Monday, 14 January 2013

Holyrood Abbey Church


Morning Worship, Sunday 13 January 2013, 11.00am
Minister: Rev Philip R Hair

The complicated history of Holyrood Abbey Church is commensurate with the many schisms and mergers in the Scottish protestant churches between the mid-19th century and 1929, when this parish was gathered back into the Church of Scotland, which denomination it now retains, although it seems even now to display a little more evangelical zeal than you’d encounter among its Auld Kirk counterparts that never left the fold.

The theme of the service was the Holy Spirit, with readings from John 14 and 16 (NIV Bible), and with hymns to match, some of which were old chestnuts (Holy, Holy, Holy, Lord God Almighty) with yous where the thous and thees used to be, and others I’d never heard before.

The minister kept his mic on during all the hymns, so his voice boomed above all others making the two female vocalists up on the dais completely inaudible. The flute was badly out of tune, but the violin, cello and piano made a pretty good fist of the music and most of the congregation joined in. It was also nice to hear Ebenezer, one of my favourite hymn tunes, being played on the piano as we first came into the church.

“How long will the sermon series on the Holy Spirit last?”, Rev Hair had been asked. He didn’t know, but would be led by the Spirit. This was the first instalment: Meet the Holy Spirit. It would not be a theological treatise, he promised – far from it! Instead it would be about personal experience of the fellowship of the Holy Spirit.

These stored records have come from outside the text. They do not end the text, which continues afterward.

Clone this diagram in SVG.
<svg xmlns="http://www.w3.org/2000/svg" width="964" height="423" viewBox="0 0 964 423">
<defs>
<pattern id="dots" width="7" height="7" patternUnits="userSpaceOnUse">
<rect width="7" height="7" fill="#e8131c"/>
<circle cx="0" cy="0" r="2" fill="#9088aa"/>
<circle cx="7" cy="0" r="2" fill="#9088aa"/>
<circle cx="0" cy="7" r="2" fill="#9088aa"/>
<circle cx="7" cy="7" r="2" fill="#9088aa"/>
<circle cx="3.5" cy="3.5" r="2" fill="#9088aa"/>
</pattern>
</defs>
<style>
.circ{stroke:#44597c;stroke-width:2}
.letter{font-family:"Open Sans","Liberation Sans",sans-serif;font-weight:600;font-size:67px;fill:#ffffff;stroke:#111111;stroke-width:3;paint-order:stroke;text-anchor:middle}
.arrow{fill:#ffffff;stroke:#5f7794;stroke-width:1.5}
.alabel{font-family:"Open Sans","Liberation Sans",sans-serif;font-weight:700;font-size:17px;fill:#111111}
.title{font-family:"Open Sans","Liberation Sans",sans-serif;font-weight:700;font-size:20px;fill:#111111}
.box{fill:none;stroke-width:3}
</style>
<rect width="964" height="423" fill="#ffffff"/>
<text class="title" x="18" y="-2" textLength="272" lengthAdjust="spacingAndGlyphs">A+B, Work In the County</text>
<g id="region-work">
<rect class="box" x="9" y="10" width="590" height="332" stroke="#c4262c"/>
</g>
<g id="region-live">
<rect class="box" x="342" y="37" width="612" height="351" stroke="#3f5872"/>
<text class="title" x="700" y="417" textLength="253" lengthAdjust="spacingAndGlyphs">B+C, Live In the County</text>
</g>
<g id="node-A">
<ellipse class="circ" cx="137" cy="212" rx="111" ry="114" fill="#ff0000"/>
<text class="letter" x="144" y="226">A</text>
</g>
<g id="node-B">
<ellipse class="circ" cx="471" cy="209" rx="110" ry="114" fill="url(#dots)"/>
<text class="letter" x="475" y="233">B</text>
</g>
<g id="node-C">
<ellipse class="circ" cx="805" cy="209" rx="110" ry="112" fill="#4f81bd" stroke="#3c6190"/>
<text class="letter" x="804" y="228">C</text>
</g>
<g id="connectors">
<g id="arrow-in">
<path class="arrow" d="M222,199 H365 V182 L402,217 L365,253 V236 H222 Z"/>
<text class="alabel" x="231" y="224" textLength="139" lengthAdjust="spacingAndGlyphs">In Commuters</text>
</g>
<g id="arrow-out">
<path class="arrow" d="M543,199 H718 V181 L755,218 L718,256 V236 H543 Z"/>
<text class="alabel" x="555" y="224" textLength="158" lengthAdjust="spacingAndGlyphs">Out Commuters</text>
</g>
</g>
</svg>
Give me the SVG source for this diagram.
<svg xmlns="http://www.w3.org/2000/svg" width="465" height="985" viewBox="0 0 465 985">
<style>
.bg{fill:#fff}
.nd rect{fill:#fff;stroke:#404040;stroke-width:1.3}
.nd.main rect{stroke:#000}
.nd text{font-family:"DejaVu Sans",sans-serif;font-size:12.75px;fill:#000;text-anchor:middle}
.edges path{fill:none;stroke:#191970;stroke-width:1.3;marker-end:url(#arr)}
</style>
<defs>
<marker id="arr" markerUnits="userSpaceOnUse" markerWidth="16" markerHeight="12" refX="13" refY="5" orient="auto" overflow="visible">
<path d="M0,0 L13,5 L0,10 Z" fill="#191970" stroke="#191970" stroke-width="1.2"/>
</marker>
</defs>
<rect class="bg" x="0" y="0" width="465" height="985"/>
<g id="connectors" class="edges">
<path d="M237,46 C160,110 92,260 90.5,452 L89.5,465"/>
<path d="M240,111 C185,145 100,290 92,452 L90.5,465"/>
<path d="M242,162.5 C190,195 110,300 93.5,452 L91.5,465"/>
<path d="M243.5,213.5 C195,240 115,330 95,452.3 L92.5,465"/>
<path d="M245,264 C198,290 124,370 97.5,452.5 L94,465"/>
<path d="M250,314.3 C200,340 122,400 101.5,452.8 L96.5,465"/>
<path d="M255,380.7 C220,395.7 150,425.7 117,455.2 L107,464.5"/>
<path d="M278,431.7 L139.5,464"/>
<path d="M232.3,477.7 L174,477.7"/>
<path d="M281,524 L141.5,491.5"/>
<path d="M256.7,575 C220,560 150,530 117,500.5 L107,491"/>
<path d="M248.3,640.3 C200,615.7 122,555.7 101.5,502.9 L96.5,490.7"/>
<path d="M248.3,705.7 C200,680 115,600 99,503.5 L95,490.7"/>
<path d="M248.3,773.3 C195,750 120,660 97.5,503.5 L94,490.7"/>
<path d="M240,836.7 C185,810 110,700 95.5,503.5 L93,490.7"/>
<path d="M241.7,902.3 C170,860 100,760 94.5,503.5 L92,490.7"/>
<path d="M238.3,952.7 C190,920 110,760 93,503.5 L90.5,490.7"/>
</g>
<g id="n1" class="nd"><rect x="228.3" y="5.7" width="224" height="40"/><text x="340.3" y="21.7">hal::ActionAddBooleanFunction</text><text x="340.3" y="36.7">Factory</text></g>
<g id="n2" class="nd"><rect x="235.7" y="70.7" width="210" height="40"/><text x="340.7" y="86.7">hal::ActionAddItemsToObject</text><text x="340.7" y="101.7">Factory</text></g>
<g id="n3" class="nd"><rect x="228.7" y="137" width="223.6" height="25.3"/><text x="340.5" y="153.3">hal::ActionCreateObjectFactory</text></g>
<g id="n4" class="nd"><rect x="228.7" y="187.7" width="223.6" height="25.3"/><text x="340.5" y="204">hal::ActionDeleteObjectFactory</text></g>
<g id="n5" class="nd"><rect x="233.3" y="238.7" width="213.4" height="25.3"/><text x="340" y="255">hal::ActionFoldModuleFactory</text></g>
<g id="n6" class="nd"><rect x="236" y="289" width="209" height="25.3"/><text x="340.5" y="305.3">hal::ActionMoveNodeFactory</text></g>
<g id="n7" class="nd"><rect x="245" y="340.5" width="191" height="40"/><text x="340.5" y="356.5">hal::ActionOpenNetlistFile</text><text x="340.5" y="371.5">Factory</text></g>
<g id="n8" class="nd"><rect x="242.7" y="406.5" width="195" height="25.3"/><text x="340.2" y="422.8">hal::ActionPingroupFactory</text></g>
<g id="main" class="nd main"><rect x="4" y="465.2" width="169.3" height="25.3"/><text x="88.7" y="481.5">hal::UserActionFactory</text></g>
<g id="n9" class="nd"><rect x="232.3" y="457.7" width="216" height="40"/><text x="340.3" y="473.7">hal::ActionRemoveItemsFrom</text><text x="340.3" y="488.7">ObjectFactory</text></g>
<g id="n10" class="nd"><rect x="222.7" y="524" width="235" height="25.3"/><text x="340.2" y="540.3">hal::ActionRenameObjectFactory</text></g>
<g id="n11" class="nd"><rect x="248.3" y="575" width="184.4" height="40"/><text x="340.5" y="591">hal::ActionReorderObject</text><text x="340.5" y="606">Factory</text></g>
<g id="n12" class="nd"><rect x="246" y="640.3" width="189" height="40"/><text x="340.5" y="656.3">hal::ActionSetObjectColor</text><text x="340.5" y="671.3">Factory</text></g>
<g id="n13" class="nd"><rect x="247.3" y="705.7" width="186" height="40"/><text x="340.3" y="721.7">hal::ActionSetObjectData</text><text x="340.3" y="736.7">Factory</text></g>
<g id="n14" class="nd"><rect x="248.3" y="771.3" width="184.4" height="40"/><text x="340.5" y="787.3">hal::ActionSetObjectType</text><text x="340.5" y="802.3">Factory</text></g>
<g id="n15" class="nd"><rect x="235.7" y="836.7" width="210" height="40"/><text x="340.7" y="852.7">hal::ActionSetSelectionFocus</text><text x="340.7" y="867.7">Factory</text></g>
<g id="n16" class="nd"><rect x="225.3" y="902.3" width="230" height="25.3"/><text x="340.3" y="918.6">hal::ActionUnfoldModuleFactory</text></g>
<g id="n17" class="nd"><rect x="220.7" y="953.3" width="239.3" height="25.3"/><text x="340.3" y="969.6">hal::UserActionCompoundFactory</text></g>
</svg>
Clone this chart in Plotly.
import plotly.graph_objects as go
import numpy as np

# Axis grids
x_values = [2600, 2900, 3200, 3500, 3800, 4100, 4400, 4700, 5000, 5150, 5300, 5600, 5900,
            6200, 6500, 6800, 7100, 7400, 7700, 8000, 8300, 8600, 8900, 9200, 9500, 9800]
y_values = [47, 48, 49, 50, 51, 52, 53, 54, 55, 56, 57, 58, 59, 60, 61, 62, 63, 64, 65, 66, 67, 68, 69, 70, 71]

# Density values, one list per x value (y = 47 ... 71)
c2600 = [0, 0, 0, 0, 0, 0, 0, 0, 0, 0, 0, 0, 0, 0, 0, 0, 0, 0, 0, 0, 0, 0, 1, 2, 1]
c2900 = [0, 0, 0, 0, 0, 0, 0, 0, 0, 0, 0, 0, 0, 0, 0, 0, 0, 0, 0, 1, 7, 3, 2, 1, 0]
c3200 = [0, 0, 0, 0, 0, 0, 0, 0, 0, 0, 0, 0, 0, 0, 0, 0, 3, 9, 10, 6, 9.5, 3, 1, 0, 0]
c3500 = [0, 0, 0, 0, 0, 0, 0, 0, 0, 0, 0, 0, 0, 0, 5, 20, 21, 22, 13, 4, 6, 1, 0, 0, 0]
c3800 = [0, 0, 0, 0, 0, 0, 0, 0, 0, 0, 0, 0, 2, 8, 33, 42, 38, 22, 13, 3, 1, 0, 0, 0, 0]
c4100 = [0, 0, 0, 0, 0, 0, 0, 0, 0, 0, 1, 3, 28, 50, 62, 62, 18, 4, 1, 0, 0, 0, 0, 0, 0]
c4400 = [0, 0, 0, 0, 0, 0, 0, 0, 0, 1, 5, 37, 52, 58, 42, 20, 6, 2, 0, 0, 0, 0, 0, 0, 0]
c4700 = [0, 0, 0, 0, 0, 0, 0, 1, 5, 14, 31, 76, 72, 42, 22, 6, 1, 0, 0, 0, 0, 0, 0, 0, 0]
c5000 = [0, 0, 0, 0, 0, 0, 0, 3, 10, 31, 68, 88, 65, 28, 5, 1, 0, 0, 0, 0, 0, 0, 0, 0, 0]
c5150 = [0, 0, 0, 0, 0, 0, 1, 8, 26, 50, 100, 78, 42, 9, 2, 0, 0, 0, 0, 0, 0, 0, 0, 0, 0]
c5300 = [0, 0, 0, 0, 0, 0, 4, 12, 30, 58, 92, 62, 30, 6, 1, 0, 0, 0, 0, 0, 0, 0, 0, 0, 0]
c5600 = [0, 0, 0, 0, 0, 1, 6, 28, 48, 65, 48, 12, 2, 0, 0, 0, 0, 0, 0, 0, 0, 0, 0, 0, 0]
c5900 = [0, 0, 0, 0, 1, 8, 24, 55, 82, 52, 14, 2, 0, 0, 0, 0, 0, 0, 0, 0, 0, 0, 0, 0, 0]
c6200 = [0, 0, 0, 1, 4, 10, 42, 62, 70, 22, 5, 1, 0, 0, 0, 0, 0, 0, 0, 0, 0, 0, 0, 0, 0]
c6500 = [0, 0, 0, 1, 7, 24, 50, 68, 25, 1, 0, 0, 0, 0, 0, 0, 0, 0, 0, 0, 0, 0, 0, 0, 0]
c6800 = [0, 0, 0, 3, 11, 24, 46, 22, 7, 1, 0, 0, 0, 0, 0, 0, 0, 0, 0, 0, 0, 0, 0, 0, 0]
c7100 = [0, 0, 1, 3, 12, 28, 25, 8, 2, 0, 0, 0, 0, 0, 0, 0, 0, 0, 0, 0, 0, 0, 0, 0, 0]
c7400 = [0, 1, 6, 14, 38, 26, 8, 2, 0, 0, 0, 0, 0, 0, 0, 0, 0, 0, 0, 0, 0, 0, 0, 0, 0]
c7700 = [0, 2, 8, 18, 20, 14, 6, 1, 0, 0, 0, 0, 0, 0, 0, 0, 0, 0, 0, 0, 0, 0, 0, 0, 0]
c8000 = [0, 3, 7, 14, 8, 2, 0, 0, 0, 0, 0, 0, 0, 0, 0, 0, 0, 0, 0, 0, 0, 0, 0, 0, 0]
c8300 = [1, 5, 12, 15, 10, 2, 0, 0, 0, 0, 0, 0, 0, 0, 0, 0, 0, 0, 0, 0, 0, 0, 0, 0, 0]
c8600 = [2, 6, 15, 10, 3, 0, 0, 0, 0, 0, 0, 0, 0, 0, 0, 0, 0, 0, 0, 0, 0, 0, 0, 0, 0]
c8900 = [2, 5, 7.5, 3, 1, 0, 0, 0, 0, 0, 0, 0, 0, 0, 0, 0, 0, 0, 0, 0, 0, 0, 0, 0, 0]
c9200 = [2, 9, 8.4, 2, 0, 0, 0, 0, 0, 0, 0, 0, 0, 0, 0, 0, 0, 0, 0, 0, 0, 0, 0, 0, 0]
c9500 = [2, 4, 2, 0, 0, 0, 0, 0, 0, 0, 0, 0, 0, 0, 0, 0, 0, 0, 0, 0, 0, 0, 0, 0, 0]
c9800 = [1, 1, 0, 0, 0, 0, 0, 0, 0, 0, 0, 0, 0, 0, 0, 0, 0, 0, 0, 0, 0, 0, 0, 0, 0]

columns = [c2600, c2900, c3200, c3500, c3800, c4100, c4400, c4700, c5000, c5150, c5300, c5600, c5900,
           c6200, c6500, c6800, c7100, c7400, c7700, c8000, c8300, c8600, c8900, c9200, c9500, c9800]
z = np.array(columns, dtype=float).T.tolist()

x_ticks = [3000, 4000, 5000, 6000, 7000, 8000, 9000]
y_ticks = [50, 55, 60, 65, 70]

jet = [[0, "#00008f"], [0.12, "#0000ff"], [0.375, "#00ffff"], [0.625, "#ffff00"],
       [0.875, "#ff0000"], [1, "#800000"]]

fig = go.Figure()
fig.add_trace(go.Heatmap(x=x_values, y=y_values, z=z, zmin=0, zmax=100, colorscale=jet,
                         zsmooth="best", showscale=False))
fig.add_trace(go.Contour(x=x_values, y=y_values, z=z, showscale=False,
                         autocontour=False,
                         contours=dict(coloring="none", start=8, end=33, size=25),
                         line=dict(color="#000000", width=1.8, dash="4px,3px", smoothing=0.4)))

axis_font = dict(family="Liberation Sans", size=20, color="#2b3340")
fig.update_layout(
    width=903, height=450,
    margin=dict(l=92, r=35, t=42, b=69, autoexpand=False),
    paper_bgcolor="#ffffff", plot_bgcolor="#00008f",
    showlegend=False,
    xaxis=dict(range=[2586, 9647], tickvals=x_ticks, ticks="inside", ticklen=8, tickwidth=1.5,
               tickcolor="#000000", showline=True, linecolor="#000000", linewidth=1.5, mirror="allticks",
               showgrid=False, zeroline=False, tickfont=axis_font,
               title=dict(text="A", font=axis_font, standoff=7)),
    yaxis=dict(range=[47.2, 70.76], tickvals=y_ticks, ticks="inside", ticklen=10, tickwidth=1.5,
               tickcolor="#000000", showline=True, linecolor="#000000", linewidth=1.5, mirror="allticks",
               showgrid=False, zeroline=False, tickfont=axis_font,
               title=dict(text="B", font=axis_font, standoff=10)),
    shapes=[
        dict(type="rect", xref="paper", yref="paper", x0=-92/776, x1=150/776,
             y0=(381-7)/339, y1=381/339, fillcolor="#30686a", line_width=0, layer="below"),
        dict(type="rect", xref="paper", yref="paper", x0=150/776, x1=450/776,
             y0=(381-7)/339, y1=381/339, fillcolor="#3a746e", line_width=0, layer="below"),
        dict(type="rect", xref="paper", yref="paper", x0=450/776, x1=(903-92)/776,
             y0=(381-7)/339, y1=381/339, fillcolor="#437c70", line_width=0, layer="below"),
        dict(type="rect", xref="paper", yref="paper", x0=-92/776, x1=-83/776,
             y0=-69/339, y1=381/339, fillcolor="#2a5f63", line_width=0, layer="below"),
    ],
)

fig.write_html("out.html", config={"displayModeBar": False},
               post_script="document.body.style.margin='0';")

I’m always slightly suspicious of a clergyman who doesn’t want to talk about theology. The theology’s the best bit! But Rev Hair was earnest and talked well, although he needs to brush up on his Star Wars analogies; I’m no film buff, but I’m sure the hero’s name wasn’t Luke Skywater. Perhaps it was merely a slip of the tongue, but his point was that the Holy Spirit is more than just a force. It, or more correctly He, is a person just like Jesus but whose presence serves to illuminate Jesus in such a way that we often overlook the source of that light. Do we look at the floodlights when Edinburgh Castle’s lit up? No, we look at the castle itself, but without the floodlights we wouldn’t see its majesty so clearly.

This was solid Church of Scotland territory and much as I’d expected it to be, although I was slightly disconcerted by the claim, not by Rev Hair but by another prayer leader, that God is desperate to hear from us. Desperation isn’t something we generally associate with omnipotence. It suggests a craven, needy deity who somehow depends on us for validation. Or did I read too much into an ill-judged choice of vocabulary?